[START MATERIALS PROVIDED]

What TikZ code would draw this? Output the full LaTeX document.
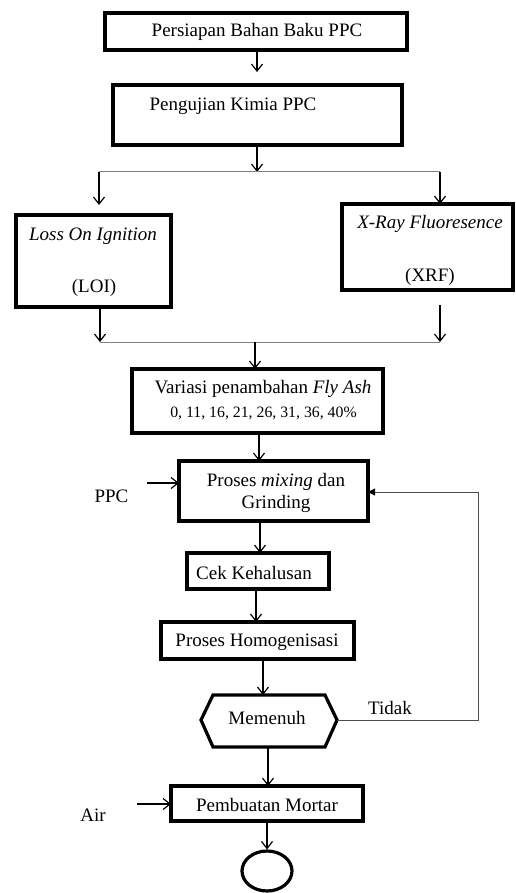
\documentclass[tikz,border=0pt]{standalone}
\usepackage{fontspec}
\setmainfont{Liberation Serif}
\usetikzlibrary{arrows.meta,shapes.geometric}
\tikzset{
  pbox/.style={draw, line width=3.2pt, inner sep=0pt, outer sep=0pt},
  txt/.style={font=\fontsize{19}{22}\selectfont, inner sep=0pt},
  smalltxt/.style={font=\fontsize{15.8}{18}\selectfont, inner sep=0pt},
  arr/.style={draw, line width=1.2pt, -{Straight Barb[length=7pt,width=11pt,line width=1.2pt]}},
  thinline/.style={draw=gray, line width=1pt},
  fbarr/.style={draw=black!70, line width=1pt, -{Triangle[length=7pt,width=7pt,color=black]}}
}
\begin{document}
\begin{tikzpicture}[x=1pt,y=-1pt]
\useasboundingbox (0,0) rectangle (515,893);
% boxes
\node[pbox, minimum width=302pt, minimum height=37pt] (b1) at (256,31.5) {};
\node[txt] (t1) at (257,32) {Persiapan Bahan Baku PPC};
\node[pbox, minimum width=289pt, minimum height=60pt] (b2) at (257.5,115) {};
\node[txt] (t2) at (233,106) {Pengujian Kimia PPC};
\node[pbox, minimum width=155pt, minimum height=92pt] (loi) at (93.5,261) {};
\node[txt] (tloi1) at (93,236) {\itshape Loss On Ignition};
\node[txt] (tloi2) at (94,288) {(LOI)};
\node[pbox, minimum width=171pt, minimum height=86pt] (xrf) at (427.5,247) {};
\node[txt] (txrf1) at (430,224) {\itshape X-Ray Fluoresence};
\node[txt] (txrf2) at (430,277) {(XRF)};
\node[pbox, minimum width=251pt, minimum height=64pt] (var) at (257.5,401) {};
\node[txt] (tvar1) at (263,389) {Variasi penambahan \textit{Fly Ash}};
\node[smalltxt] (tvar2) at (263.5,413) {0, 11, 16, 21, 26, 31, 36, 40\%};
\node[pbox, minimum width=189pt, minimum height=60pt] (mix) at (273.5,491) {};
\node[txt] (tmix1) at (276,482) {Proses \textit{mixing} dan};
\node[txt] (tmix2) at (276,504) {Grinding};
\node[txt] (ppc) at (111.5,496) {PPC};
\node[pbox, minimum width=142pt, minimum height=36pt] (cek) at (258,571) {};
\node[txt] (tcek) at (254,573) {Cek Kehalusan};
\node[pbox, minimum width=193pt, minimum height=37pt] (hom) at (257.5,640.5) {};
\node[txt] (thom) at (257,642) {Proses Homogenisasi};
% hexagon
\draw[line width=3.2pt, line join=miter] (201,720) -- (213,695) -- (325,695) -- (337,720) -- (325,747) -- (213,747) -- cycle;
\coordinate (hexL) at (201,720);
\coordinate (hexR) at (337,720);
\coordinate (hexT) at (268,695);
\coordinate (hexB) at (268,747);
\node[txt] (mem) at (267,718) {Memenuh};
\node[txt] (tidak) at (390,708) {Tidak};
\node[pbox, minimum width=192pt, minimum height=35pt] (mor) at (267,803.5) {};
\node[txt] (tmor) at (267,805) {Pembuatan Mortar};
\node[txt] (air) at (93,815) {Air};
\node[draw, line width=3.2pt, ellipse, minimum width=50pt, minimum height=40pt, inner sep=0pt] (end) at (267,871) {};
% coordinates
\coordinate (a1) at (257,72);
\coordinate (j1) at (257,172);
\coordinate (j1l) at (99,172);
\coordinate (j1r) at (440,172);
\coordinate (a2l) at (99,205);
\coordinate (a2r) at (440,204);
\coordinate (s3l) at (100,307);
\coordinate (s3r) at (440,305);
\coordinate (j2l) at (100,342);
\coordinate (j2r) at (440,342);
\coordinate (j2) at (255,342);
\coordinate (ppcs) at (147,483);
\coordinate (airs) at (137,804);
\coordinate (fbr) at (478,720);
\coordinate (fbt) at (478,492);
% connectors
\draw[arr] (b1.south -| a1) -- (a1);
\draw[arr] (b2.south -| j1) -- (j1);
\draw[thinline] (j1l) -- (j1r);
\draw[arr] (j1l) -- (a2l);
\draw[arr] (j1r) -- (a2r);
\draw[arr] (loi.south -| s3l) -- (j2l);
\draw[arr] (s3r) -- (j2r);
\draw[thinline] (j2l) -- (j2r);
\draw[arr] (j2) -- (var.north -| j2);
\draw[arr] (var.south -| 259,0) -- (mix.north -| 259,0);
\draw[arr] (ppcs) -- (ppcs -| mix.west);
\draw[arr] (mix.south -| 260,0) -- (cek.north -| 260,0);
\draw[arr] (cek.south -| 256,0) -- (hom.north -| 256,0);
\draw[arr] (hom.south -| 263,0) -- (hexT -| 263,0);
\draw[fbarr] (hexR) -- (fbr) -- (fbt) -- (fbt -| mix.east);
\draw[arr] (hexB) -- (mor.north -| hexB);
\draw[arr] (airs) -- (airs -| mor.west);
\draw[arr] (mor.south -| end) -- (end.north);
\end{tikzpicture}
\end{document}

[END MATERIALS PROVIDED]
[START MATERIALS PROVIDED]

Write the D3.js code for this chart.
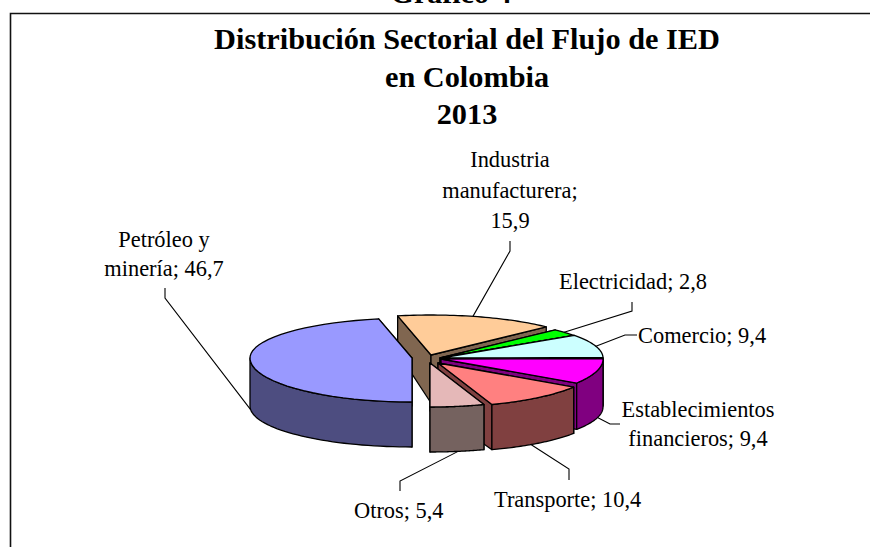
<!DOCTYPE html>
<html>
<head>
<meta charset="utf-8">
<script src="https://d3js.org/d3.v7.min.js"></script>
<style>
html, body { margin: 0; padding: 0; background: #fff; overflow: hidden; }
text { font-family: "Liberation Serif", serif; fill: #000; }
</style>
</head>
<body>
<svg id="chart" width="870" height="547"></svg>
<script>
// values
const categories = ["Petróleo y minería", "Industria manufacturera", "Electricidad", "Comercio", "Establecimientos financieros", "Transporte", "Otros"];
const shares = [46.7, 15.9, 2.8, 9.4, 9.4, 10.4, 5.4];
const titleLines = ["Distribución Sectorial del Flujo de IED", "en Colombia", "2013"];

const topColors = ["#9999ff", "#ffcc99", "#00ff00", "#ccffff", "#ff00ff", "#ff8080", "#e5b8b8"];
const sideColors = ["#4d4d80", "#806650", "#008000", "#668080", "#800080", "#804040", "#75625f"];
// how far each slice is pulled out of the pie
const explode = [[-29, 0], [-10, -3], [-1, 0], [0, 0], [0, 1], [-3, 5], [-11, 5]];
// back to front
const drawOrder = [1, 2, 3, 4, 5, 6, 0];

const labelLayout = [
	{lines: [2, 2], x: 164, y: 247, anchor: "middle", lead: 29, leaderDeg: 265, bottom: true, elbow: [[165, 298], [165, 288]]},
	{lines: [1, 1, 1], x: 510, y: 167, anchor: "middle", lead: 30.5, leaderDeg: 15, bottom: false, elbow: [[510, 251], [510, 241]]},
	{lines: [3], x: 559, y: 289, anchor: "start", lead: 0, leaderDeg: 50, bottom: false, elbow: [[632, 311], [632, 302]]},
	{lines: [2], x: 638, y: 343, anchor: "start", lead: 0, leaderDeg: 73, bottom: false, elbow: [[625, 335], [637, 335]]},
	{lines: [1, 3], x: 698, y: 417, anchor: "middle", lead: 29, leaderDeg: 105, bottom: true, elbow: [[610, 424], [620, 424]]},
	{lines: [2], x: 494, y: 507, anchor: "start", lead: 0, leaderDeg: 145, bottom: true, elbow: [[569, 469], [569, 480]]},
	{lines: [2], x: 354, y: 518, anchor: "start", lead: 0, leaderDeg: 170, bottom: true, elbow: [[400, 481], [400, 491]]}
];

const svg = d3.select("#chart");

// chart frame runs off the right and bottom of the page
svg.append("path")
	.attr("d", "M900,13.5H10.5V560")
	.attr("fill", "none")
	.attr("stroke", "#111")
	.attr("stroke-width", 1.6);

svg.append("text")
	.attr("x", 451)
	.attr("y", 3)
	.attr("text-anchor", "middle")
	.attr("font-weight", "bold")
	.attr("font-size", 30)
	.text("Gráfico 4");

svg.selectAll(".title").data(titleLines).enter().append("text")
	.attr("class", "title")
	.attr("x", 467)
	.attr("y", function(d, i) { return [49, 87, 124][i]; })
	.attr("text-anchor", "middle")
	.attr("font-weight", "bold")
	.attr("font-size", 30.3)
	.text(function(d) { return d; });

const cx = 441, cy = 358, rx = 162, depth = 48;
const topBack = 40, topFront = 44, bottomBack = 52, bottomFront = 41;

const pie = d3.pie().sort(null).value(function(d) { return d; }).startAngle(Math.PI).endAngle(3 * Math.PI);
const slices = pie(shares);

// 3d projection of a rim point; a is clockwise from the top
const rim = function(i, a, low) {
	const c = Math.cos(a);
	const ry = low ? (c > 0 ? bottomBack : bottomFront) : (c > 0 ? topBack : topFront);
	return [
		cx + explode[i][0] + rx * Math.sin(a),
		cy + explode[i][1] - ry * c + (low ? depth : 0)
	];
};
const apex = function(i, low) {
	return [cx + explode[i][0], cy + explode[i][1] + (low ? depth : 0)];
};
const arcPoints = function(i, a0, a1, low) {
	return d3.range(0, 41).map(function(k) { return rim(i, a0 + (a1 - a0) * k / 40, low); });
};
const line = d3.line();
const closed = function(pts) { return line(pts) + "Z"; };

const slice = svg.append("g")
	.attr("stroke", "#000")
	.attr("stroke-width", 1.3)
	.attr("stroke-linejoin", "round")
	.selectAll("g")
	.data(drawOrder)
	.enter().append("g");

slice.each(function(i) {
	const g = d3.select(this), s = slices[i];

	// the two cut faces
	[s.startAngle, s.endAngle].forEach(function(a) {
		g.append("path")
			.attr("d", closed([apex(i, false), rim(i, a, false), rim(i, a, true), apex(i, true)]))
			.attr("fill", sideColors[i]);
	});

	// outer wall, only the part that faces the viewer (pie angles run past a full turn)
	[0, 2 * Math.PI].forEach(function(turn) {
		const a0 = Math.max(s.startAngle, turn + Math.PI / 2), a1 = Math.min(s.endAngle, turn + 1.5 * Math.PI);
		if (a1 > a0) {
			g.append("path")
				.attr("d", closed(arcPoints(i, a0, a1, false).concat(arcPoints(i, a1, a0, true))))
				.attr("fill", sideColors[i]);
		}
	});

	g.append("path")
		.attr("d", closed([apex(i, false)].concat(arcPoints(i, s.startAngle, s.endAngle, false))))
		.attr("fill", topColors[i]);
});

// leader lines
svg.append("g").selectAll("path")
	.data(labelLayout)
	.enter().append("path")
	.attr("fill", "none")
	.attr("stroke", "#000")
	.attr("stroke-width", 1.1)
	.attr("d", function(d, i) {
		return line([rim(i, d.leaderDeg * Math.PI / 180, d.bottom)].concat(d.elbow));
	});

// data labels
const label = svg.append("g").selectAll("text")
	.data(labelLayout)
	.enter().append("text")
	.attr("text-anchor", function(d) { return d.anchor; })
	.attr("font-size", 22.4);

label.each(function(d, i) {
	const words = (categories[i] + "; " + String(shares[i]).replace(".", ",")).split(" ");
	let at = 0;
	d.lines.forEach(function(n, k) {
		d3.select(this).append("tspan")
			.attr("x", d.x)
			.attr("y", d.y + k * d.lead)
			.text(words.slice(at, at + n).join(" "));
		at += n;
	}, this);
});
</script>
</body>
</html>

[END MATERIALS PROVIDED]
[START MATERIALS PROVIDED]

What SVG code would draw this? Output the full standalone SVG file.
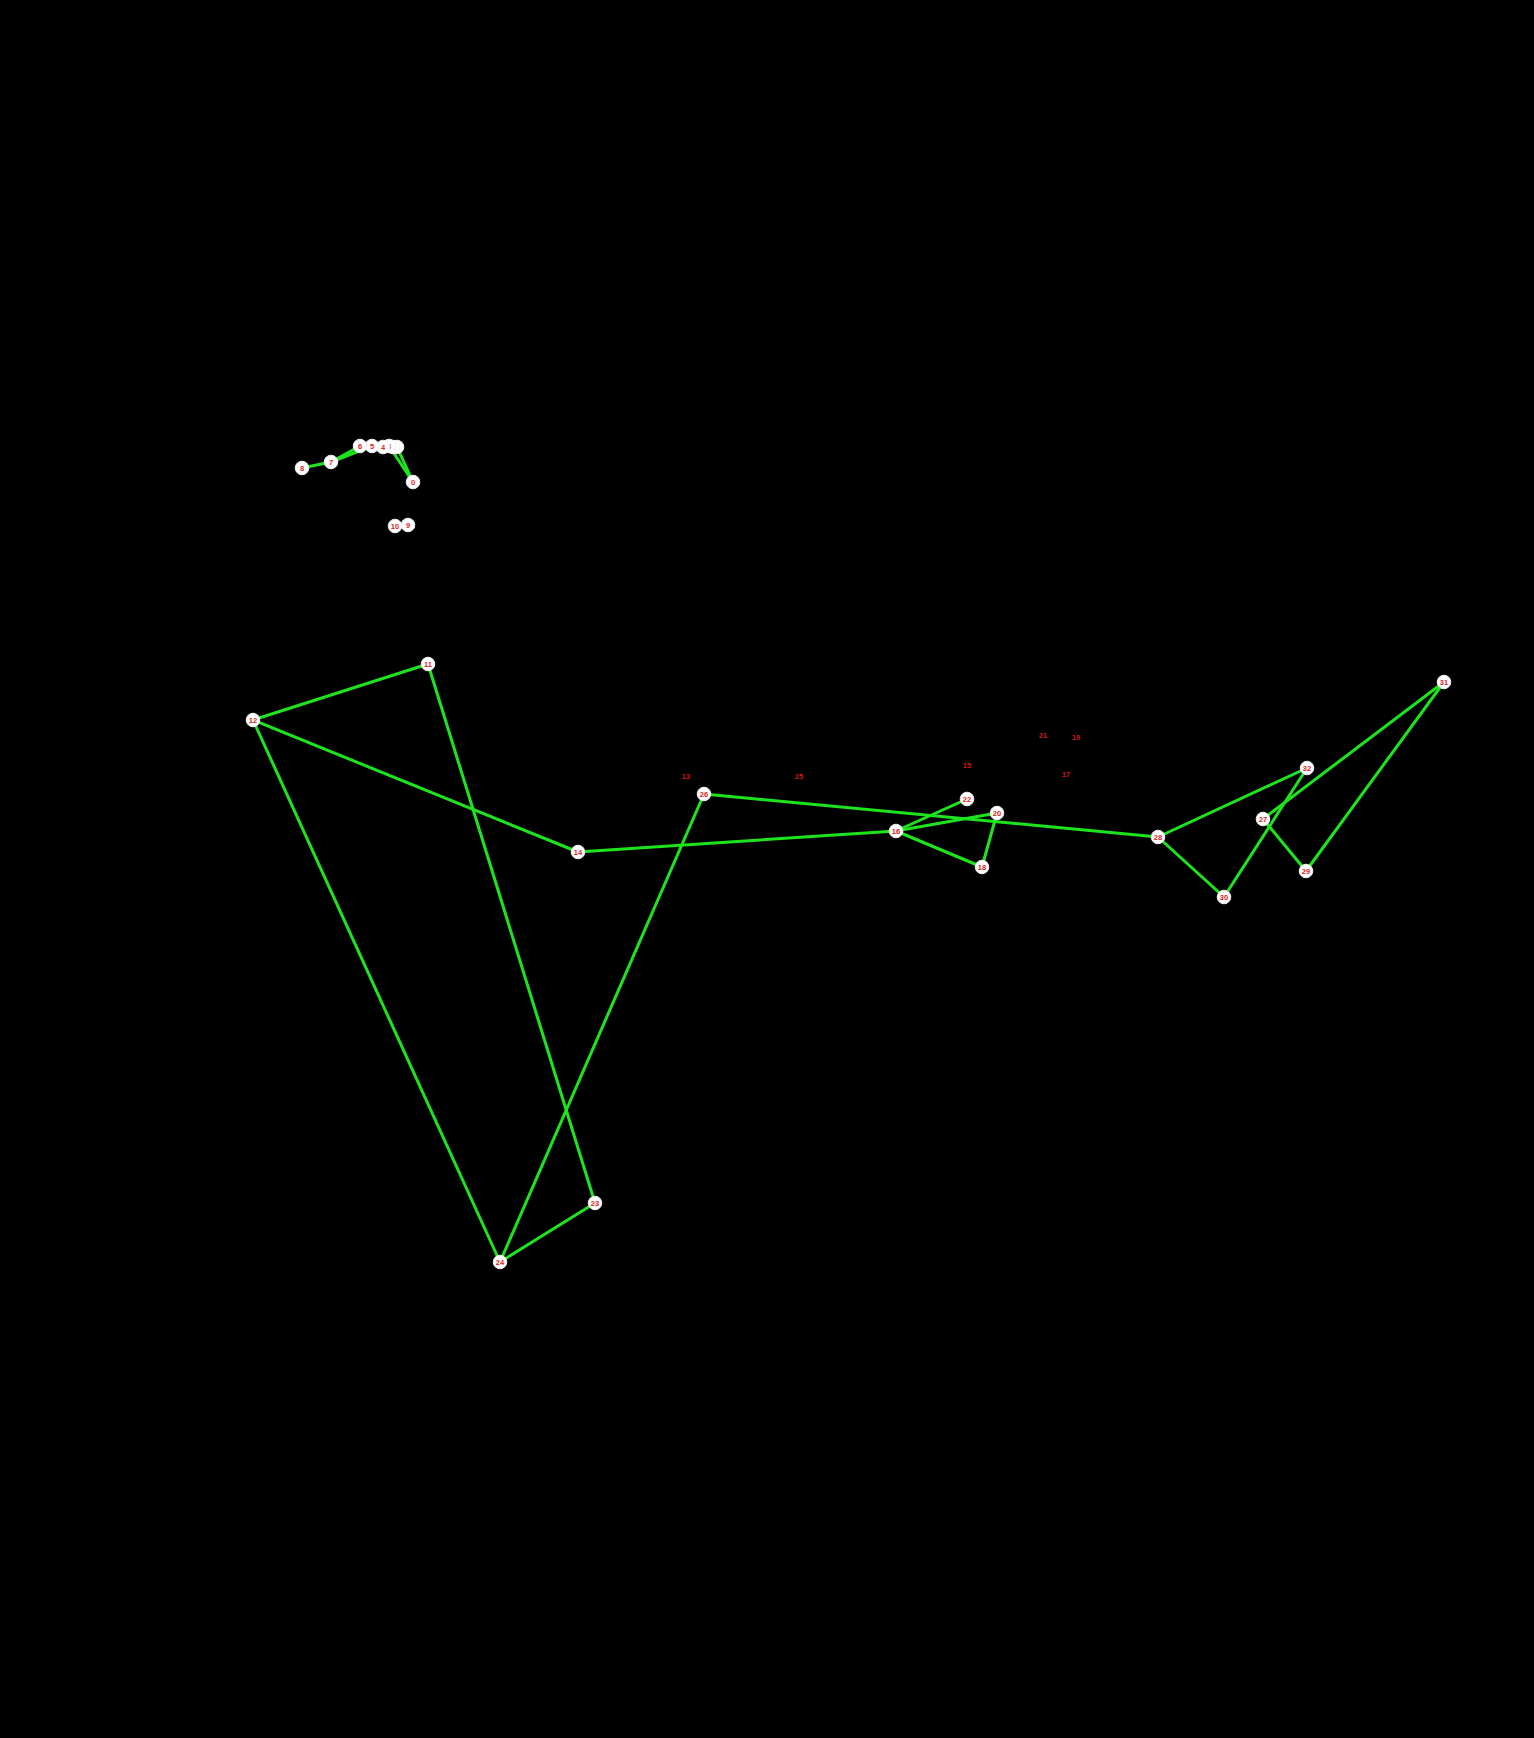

[END MATERIALS PROVIDED]

WHAT YOU HAVE TO DO: Your task is to transcribe exactly the lines starting at the line that contains "Write the D3.js code for this chart." and ending at the line that contains "Sectorial del Flujo", both included. Leave out the pictures.

TASK SOLUTION:
Write the D3.js code for this chart.
<!DOCTYPE html>
<html>
<head>
<meta charset="utf-8">
<script src="https://d3js.org/d3.v7.min.js"></script>
<style>
html, body { margin: 0; padding: 0; background: #fff; overflow: hidden; }
text { font-family: "Liberation Serif", serif; fill: #000; }
</style>
</head>
<body>
<svg id="chart" width="870" height="547"></svg>
<script>
// values
const categories = ["Petróleo y minería", "Industria manufacturera", "Electricidad", "Comercio", "Establecimientos financieros", "Transporte", "Otros"];
const shares = [46.7, 15.9, 2.8, 9.4, 9.4, 10.4, 5.4];
const titleLines = ["Distribución Sectorial del Flujo de IED", "en Colombia", "2013"];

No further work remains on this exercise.